> [GIVEN INSTRUCTION]: Pictures do not belong in the copy; quote every entry below exactly.

— begin —

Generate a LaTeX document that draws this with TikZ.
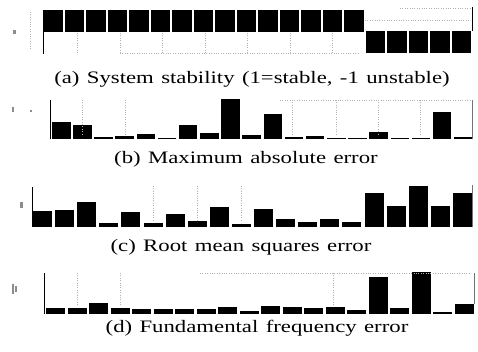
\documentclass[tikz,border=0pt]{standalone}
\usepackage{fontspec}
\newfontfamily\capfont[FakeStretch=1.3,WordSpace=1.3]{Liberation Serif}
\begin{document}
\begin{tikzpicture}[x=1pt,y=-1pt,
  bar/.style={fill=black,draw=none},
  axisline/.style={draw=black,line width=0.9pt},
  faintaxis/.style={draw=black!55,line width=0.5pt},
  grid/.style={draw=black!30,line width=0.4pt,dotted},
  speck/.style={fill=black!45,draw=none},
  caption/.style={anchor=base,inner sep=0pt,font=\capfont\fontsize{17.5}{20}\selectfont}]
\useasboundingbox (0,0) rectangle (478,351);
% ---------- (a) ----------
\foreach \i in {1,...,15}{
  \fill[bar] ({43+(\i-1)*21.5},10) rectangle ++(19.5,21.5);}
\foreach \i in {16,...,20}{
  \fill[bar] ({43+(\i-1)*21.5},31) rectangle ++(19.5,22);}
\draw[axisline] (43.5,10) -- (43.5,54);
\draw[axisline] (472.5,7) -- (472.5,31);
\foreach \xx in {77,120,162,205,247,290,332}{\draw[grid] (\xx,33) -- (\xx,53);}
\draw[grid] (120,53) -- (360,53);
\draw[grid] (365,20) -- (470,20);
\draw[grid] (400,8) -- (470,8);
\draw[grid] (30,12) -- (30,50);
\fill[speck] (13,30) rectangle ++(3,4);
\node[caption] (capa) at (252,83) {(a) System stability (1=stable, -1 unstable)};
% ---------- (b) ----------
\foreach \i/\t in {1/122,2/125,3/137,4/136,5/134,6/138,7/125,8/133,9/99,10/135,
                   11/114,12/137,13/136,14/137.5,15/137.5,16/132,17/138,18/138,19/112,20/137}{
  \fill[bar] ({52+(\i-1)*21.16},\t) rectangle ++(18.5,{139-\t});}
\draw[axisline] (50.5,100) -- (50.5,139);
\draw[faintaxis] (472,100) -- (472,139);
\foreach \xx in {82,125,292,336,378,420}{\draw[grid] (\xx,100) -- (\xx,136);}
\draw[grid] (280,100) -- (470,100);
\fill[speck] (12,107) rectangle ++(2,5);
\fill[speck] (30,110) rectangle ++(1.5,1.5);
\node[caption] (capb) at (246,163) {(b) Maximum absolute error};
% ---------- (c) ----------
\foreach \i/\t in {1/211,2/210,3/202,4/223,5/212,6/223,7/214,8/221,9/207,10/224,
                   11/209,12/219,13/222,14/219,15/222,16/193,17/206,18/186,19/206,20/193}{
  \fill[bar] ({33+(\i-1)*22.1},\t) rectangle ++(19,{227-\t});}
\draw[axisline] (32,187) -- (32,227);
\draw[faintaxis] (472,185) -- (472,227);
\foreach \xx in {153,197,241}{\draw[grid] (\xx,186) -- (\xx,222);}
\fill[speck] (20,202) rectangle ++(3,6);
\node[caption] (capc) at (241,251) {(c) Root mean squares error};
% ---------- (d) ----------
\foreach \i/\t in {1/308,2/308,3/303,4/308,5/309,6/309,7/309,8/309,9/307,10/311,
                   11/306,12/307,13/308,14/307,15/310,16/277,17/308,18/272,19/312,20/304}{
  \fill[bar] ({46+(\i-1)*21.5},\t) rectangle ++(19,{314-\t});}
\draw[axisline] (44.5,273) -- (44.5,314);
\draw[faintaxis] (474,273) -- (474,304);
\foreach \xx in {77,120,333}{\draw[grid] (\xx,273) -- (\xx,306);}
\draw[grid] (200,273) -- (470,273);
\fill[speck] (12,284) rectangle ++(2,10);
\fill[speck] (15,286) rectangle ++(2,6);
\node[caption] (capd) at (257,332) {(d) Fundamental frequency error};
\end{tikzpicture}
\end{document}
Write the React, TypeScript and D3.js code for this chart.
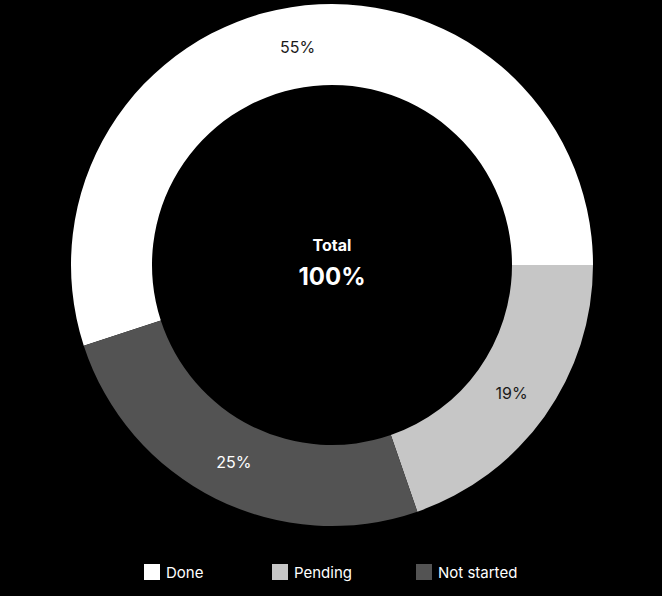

— end —

> [RESULT OF THE TASK]:
Generate a LaTeX document that draws this with TikZ.
\documentclass[tikz,border=0pt]{standalone}
\usepackage{fontspec}
\newfontfamily\capfont[FakeStretch=1.3,WordSpace=1.3]{Liberation Serif}
\begin{document}
\begin{tikzpicture}[x=1pt,y=-1pt,
  bar/.style={fill=black,draw=none},
  axisline/.style={draw=black,line width=0.9pt},
  faintaxis/.style={draw=black!55,line width=0.5pt},
  grid/.style={draw=black!30,line width=0.4pt,dotted},
  speck/.style={fill=black!45,draw=none},
  caption/.style={anchor=base,inner sep=0pt,font=\capfont\fontsize{17.5}{20}\selectfont}]
\useasboundingbox (0,0) rectangle (478,351);
% ---------- (a) ----------
\foreach \i in {1,...,15}{
  \fill[bar] ({43+(\i-1)*21.5},10) rectangle ++(19.5,21.5);}
\foreach \i in {16,...,20}{
  \fill[bar] ({43+(\i-1)*21.5},31) rectangle ++(19.5,22);}
\draw[axisline] (43.5,10) -- (43.5,54);
\draw[axisline] (472.5,7) -- (472.5,31);
\foreach \xx in {77,120,162,205,247,290,332}{\draw[grid] (\xx,33) -- (\xx,53);}
\draw[grid] (120,53) -- (360,53);
\draw[grid] (365,20) -- (470,20);
\draw[grid] (400,8) -- (470,8);
\draw[grid] (30,12) -- (30,50);
\fill[speck] (13,30) rectangle ++(3,4);
\node[caption] (capa) at (252,83) {(a) System stability (1=stable, -1 unstable)};
% ---------- (b) ----------
\foreach \i/\t in {1/122,2/125,3/137,4/136,5/134,6/138,7/125,8/133,9/99,10/135,
                   11/114,12/137,13/136,14/137.5,15/137.5,16/132,17/138,18/138,19/112,20/137}{
  \fill[bar] ({52+(\i-1)*21.16},\t) rectangle ++(18.5,{139-\t});}
\draw[axisline] (50.5,100) -- (50.5,139);
\draw[faintaxis] (472,100) -- (472,139);
\foreach \xx in {82,125,292,336,378,420}{\draw[grid] (\xx,100) -- (\xx,136);}
\draw[grid] (280,100) -- (470,100);
\fill[speck] (12,107) rectangle ++(2,5);
\fill[speck] (30,110) rectangle ++(1.5,1.5);
\node[caption] (capb) at (246,163) {(b) Maximum absolute error};
% ---------- (c) ----------
\foreach \i/\t in {1/211,2/210,3/202,4/223,5/212,6/223,7/214,8/221,9/207,10/224,
                   11/209,12/219,13/222,14/219,15/222,16/193,17/206,18/186,19/206,20/193}{
  \fill[bar] ({33+(\i-1)*22.1},\t) rectangle ++(19,{227-\t});}
\draw[axisline] (32,187) -- (32,227);
\draw[faintaxis] (472,185) -- (472,227);
\foreach \xx in {153,197,241}{\draw[grid] (\xx,186) -- (\xx,222);}
\fill[speck] (20,202) rectangle ++(3,6);
\node[caption] (capc) at (241,251) {(c) Root mean squares error};
% ---------- (d) ----------
\foreach \i/\t in {1/308,2/308,3/303,4/308,5/309,6/309,7/309,8/309,9/307,10/311,
                   11/306,12/307,13/308,14/307,15/310,16/277,17/308,18/272,19/312,20/304}{
  \fill[bar] ({46+(\i-1)*21.5},\t) rectangle ++(19,{314-\t});}
\draw[axisline] (44.5,273) -- (44.5,314);
\draw[faintaxis] (474,273) -- (474,304);
\foreach \xx in {77,120,333}{\draw[grid] (\xx,273) -- (\xx,306);}
\draw[grid] (200,273) -- (470,273);
\fill[speck] (12,284) rectangle ++(2,10);
\fill[speck] (15,286) rectangle ++(2,6);
\node[caption] (capd) at (257,332) {(d) Fundamental frequency error};
\end{tikzpicture}
\end{document}
Write the React, TypeScript and D3.js code for this chart.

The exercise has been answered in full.